I was supposed to work a polling station on Tuesday, but wife tested positive Monday night (she's fine, caught it at work) so I was told to go home. Free day, bit of rain, so decided to revisit couple of favorites I hadn't seen in a few years. Oddly they're both about hit men having personal crises. Don't know what that says about me
Grosse Pointe Blank (Prime thru 5/31) John Cusack said it's his favorite movie of the dozens he's been in. Getting into an actual IRL relationship with Minnie Driver might've had something to do with that. Anyway, they're great together. It was the 73rd highest grossing film of 1997 at $38 million (the godawful George of the Jungle did $105 mill box office that year). Never understood why it didn't do better, everyone I know who's seen it enjoyed it, but it's now a bit of a cult classic. If you don't know the plot, Martin Blank (Cusack) goes back to Grosse Pointe for his 10th HS reunion. While he's there he has to execute a contract, while rivals want to execute him. Lots of great throwaway lines, especially when Cusack goes existential. Dan Aykroyd also plays his part as the organizer of a union for assassins with zeal. Sister Joan and Alan Arkin also have minor but funny parts. One of my top 25 comedies ever.

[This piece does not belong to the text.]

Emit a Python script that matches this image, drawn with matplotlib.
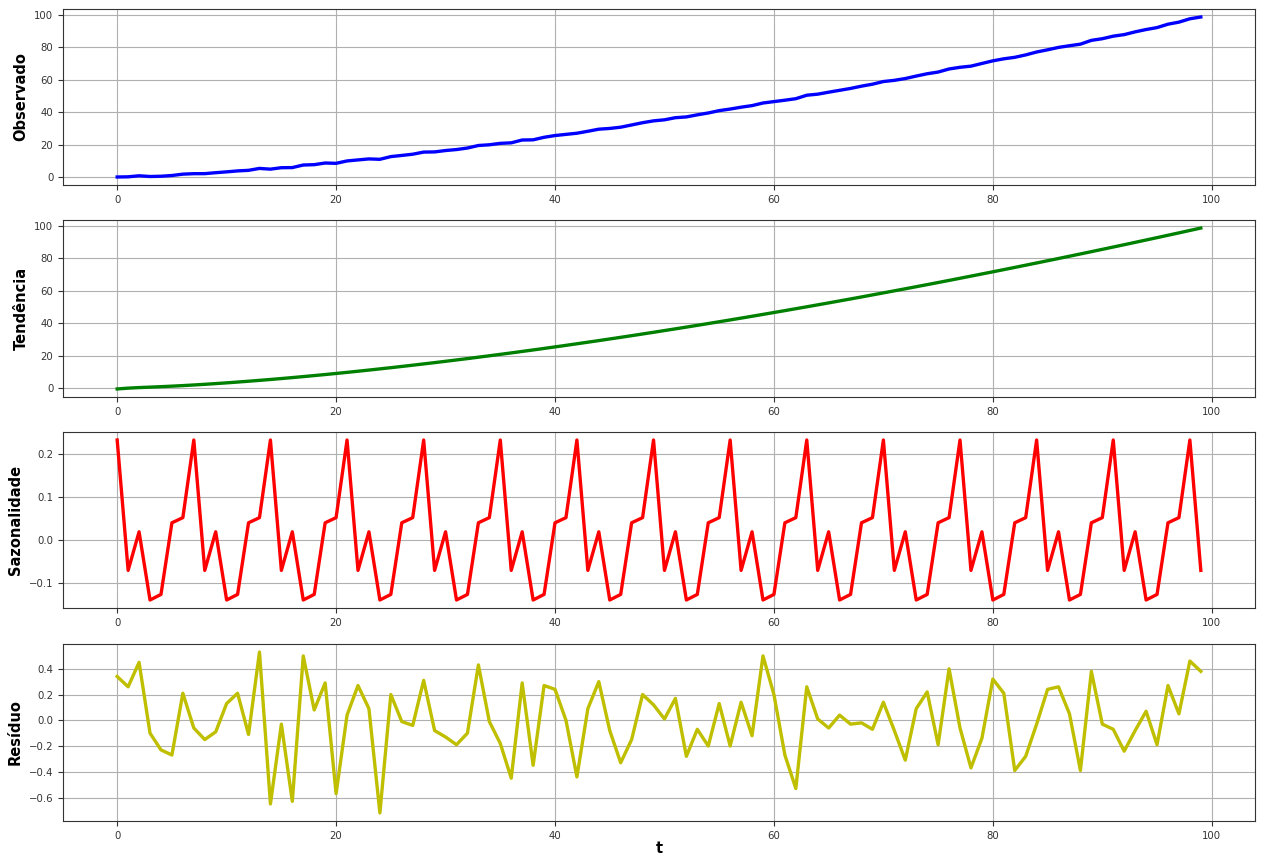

The Matador (Prime w/ads). Pierce Brosnan plays the most anti-Pierce Brosnan role of his career as Julian, an aging, emotionally stunted, crass slob of a hit man who's having panic attacks on the job. He's incapable of having a relationship and has no friends he can talk to about his problems. Until he meets Danny (Greg Kinnear), a struggling businessman, at a hotel bar in Mexico. While it's hysterically funny at the start due to Julian's outrageously bad-mannered behavior, the movie actually has depth as a study of two completely different men in crises, Danny, who has the stable life and love Julian seeks, and Julian, who has a certain wisdom that helps Danny in his darkest moment of crisis. Hope Davis is wonderful as Danny's wife, and several familiar character actors who arrange Julian's hits play it perfectly straight, adding weight to the storyline. It was Brosnan's only Golden Globe nomination (many reviewers thought it Oscar-worthy) and the film is nothing w/o him - and likely nobody else but him would've been able to carry the film due to his past roles as a suave, sophisticated spy, which makes this role particularly funny and engaging. It was also a box office bomb, doing only $17 mill as the 153rd grossing film of 2006. Can't account for taste.